→ **THE REQUEST**: Using the entries shown below, output the line containing "Emit a web page", the line containing "const axisColor = '#bfbfbf';", and every line between them, exactly. Pictures are omitted.

→ **LISTED ENTRIES**:
________
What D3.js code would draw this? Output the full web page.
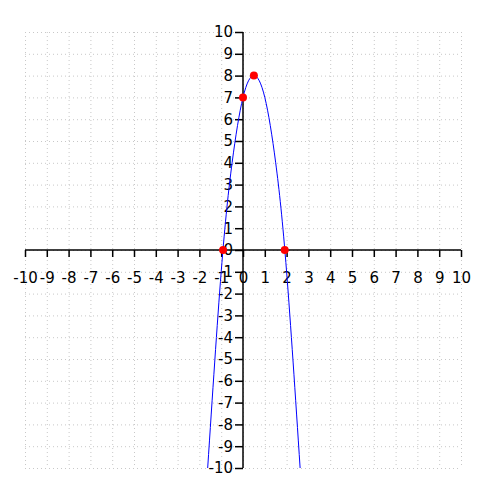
<!DOCTYPE html>
<html><head><meta charset="utf-8">
<script src="https://cdn.jsdelivr.net/npm/d3@7"></script>
<style>body{margin:0;background:#fff}svg{display:block}</style>
</head><body>
<svg id="c" width="500" height="500"></svg>
<script>
const xTicks = [-10,-9,-8,-7,-6,-5,-4,-3,-2,-1,0,1,2,3,4,5,6,7,8,9,10];
const yTicks = [-10,-9,-8,-7,-6,-5,-4,-3,-2,-1,0,1,2,3,4,5,6,7,8,9,10];
const curveX = [-1.62,-1,-0.5,0,0.5,1,1.5,2,2.62];
const curveY = [-10,-1,4,7,8,7,4,-1,-10];
const pointX = [-0.914,0,0.5,1.914];
const pointY = [0,7,8,0];

const svg = d3.select("#c");
const x = d3.scaleLinear().domain([-10,10]).range([25,461]);
const y = d3.scaleLinear().domain([-10,10]).range([468,32]);
const font = "DejaVu Sans, sans-serif";

// grid
const g = svg.append("g");
g.selectAll("line.gx").data(xTicks).join("line")
  .attr("x1",d=>x(d)+0.5).attr("x2",d=>x(d)+0.5).attr("y1",y(10)).attr("y2",y(-10))
  .attr("stroke","#c8c8c8").attr("stroke-width",1).attr("stroke-dasharray","1,3");
g.selectAll("line.gy").data(yTicks).join("line")
  .attr("y1",d=>y(d)+0.5).attr("y2",d=>y(d)+0.5).attr("x1",x(-10)).attr("x2",x(10))
  .attr("stroke","#c8c8c8").attr("stroke-width",1).attr("stroke-dasharray","1,3");

// axes
const fmt = d => String(d);
const xAxis = d3.axisBottom(x).tickValues(xTicks).tickFormat(fmt).tickSize(7).tickPadding(15);
const yAxis = d3.axisLeft(y).tickValues(yTicks).tickFormat(fmt).tickSize(8).tickPadding(2);
const gx = svg.append("g").attr("transform",`translate(0,${y(0)})`).call(xAxis);
const gy = svg.append("g").attr("transform",`translate(${x(0)},0)`).call(yAxis);
[gx,gy].forEach(a=>{
  a.select(".domain").attr("stroke","#000").attr("stroke-width",1.5);
  a.selectAll(".tick line").attr("stroke","#000").attr("stroke-width",1.5);
  a.selectAll(".tick text").attr("fill","#000").attr("font-family",font).attr("font-size",15);
});
gx.select(".domain").attr("d",`M${x(-10)},0H${x(10)}`);
gy.select(".domain").attr("d",`M0,${y(10)}V${y(-10)}`);

// curve
const line = d3.line().x((d,i)=>x(curveX[i])).y(d=>y(d)).curve(d3.curveNatural);
svg.append("path").attr("d",line(curveY)).attr("fill","none").attr("stroke","#00f").attr("stroke-width",1);

// points
svg.selectAll("circle.p").data(pointX).join("circle")
  .attr("cx",d=>x(d)).attr("cy",(d,i)=>y(pointY[i])).attr("r",4).attr("fill","#f00");
</script>
</body></html>
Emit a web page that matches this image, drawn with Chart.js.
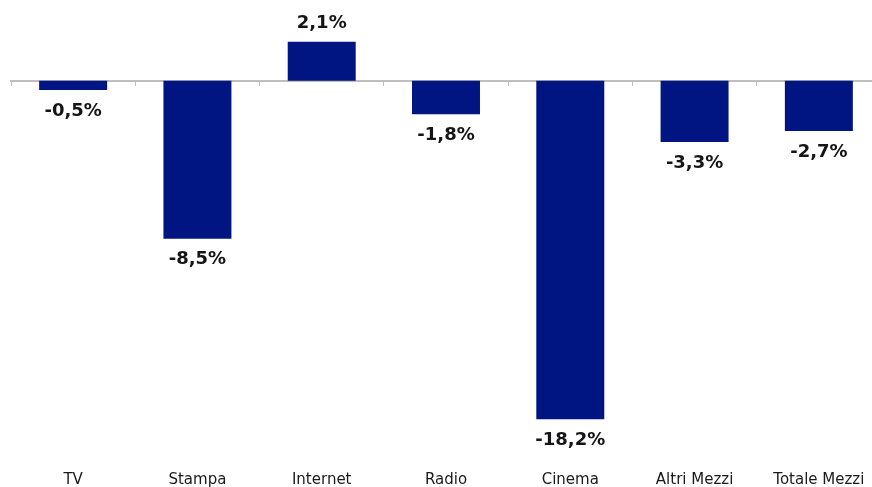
<!DOCTYPE html>
<html>
<head>
<meta charset="utf-8">
<script src="https://cdn.jsdelivr.net/npm/chart.js@4/dist/chart.umd.min.js"></script>
<style>
  html, body { margin: 0; padding: 0; background: #ffffff; overflow: hidden; }
  #wrap { width: 882px; height: 488px; }
</style>
</head>
<body>
<div id="wrap"><canvas id="c" width="882" height="488"></canvas></div>
<script>
const categories = ["TV", "Stampa", "Internet", "Radio", "Cinema", "Altri Mezzi", "Totale Mezzi"];
const values = [-0.5, -8.5, 2.1, -1.8, -18.2, -3.3, -2.7];

const barColor = '#001582';
const axisColor = '#bfbfbf';

const valueLabels = {
  id: 'valueLabels',
  afterDatasetsDraw(chart) {
    const ctx = chart.ctx;
    const meta = chart.getDatasetMeta(0);
    ctx.save();
    ctx.font = 'bold 18px "DejaVu Sans"';
    ctx.fillStyle = '#151515';
    ctx.textAlign = 'center';
    ctx.textBaseline = 'middle';
    meta.data.forEach((el, i) => {
      const v = chart.data.datasets[0].data[i];
      const txt = v.toFixed(1).replace('.', ',') + '%';
      const y = v >= 0 ? el.y - 18 : el.y + 21;
      ctx.fillText(txt, el.x, y);
    });
    ctx.restore();
  }
};

new Chart(document.getElementById('c'), {
  type: 'bar',
  data: {
    labels: categories,
    datasets: [{
      data: values,
      backgroundColor: barColor,
      borderWidth: 0,
      barPercentage: 1,
      categoryPercentage: 0.547
    }]
  },
  options: {
    responsive: false,
    animation: false,
    devicePixelRatio: 1,
    layout: { padding: { left: 11, right: 1, top: 25, bottom: 0 } },
    plugins: { legend: { display: false }, tooltip: { enabled: false } },
    scales: {
      y: { display: false, min: -19, max: 3 },
      x: {
        position: 'bottom',
        grid: { display: false, drawTicks: false },
        border: { display: false },
        ticks: {
          padding: 37,
          color: '#1a1a1a',
          font: { family: 'DejaVu Sans', size: 15 },
          maxRotation: 0,
          autoSkip: false
        },
        afterFit(scale) {
          scale.height = 54;
          scale.paddingLeft = 0;
          scale.paddingRight = 0;
        }
      },
      x2: {
        type: 'category',
        labels: categories,
        position: { y: 0 },
        z: 1,
        offset: true,
        grid: {
          offset: true,
          drawOnChartArea: false,
          drawTicks: true,
          tickLength: 4,
          color: axisColor,
          lineWidth: 1
        },
        border: { display: true, color: axisColor, width: 2 },
        ticks: { display: false }
      }
    }
  },
  plugins: [valueLabels]
});
</script>
</body>
</html>
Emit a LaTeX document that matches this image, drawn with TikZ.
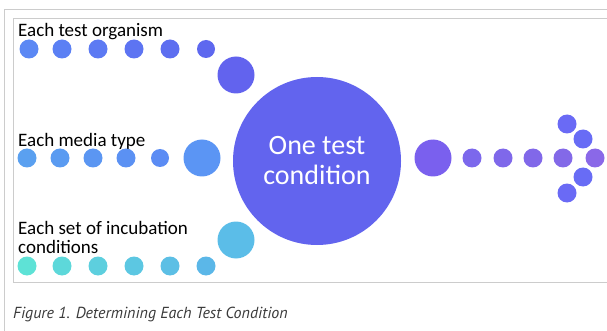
\documentclass[tikz,border=0pt]{standalone}
\usepackage{fontspec}
\setmainfont{Carlito}
\newfontfamily\capfont{PT Sans}
\usepackage{tikz}

\definecolor{framegray}{HTML}{CCCCCC}
\definecolor{hubblue}{HTML}{6264EE}
\definecolor{capgray}{HTML}{3A3A3A}

\begin{document}
\begin{tikzpicture}[x=1pt, y=-1pt,
    dot/.style={circle, inner sep=0pt, minimum size=19pt},
    midball/.style={circle, inner sep=0pt, minimum size=37pt},
    label/.style={anchor=base west, inner sep=0pt, font=\fontsize{19}{19}\selectfont}]
    \useasboundingbox (0,0) rectangle (607,331);
    % frames
    \draw [framegray] (4,331) -- (4,9.5) -- (607,9.5);
    \draw [framegray] (607,18.5) -- (13.5,18.5) -- (13.5,282.5) -- (607,282.5);
    % centre circle
    \node [circle, fill=hubblue, minimum size=168pt, inner sep=0pt, text=white,
        align=center, font=\fontsize{28}{30}\selectfont] (hub) at (317,161) {One test\\condition};
    % test organisms
    \node [label] (orgtxt) at (18,37) {Each test organism};
    \node [dot, fill={rgb,255:red,91;green,136;blue,244}] (org1) at (29,49) {};
    \node [dot, fill={rgb,255:red,91;green,128;blue,244}] (org2) at (62,49) {};
    \node [dot, fill={rgb,255:red,92;green,122;blue,243}] (org3) at (98,49) {};
    \node [dot, fill={rgb,255:red,93;green,116;blue,242}] (org4) at (134,49) {};
    \node [dot, fill={rgb,255:red,93;green,110;blue,240}] (org5) at (170,49) {};
    \node [dot, fill={rgb,255:red,94;green,104;blue,239}, minimum size=18pt] (org6) at (206,49) {};
    \node [midball, fill={rgb,255:red,98;green,99;blue,238}] (org7) at (236,75) {};
    % media types
    \node [label] (medtxt) at (18,147) {Each media type};
    \node [dot, fill={rgb,255:red,90;green,160;blue,240}] (med1) at (27,158) {};
    \node [dot, fill={rgb,255:red,90;green,155;blue,241}] (med2) at (60,158) {};
    \node [dot, fill={rgb,255:red,91;green,150;blue,242}] (med3) at (93,158) {};
    \node [dot, fill={rgb,255:red,91;green,145;blue,243}] (med4) at (126,158) {};
    \node [dot, fill={rgb,255:red,91;green,140;blue,244}, minimum size=18pt] (med5) at (160,158) {};
    \node [midball, fill={rgb,255:red,91;green,149;blue,244}] (med6) at (202,158) {};
    % incubation conditions
    \node [label] (inctxt) at (18,234) {Each set of incubation};
    \node [label] (inctxt2) at (18,253) {conditions};
    \node [dot, fill={rgb,255:red,94;green,226;blue,214}] (inc1) at (27,266) {};
    \node [dot, fill={rgb,255:red,93;green,216;blue,218}] (inc2) at (62,266) {};
    \node [dot, fill={rgb,255:red,93;green,207;blue,222}] (inc3) at (98,266) {};
    \node [dot, fill={rgb,255:red,92;green,199;blue,226}] (inc4) at (134,266) {};
    \node [dot, fill={rgb,255:red,92;green,191;blue,229}] (inc5) at (170,266) {};
    \node [dot, fill={rgb,255:red,91;green,183;blue,232}] (inc6) at (206,266) {};
    \node [midball, fill={rgb,255:red,91;green,189;blue,232}] (inc7) at (236,240) {};
    % outgoing arrow
    \node [midball, fill={rgb,255:red,122;green,96;blue,238}] (out0) at (433,158) {};
    \node [dot, fill={rgb,255:red,124;green,104;blue,236}] (out1) at (472,158) {};
    \node [dot, fill={rgb,255:red,127;green,104;blue,234}] (out2) at (503,158) {};
    \node [dot, fill={rgb,255:red,129;green,104;blue,233}] (out3) at (533,158) {};
    \node [dot, fill={rgb,255:red,131;green,105;blue,232}] (out4) at (563,158) {};
    \node [dot, fill={rgb,255:red,138;green,104;blue,232}] (tip) at (595,158) {};
    \node [dot, fill={rgb,255:red,106;green,106;blue,245}] (up2) at (567,124) {};
    \node [dot, fill={rgb,255:red,104;green,108;blue,245}] (up1) at (583,139) {};
    \node [dot, fill={rgb,255:red,104;green,108;blue,245}] (dn1) at (583,177) {};
    \node [dot, fill={rgb,255:red,106;green,106;blue,245}] (dn2) at (567,193) {};
    % caption
    \node [anchor=base west, inner sep=0pt, text=capgray,
        font=\capfont\itshape\fontsize{16}{19}\selectfont] (caption) at (13,318)
        {Figure 1. Determining Each Test Condition};
\end{tikzpicture}
\end{document}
________
→ **SOLUTION TO THIS PROBLEM**:
Emit a web page that matches this image, drawn with Chart.js.
<!DOCTYPE html>
<html>
<head>
<meta charset="utf-8">
<script src="https://cdn.jsdelivr.net/npm/chart.js@4/dist/chart.umd.min.js"></script>
<style>
  html, body { margin: 0; padding: 0; background: #ffffff; overflow: hidden; }
  #wrap { width: 882px; height: 488px; }
</style>
</head>
<body>
<div id="wrap"><canvas id="c" width="882" height="488"></canvas></div>
<script>
const categories = ["TV", "Stampa", "Internet", "Radio", "Cinema", "Altri Mezzi", "Totale Mezzi"];
const values = [-0.5, -8.5, 2.1, -1.8, -18.2, -3.3, -2.7];

const barColor = '#001582';
const axisColor = '#bfbfbf';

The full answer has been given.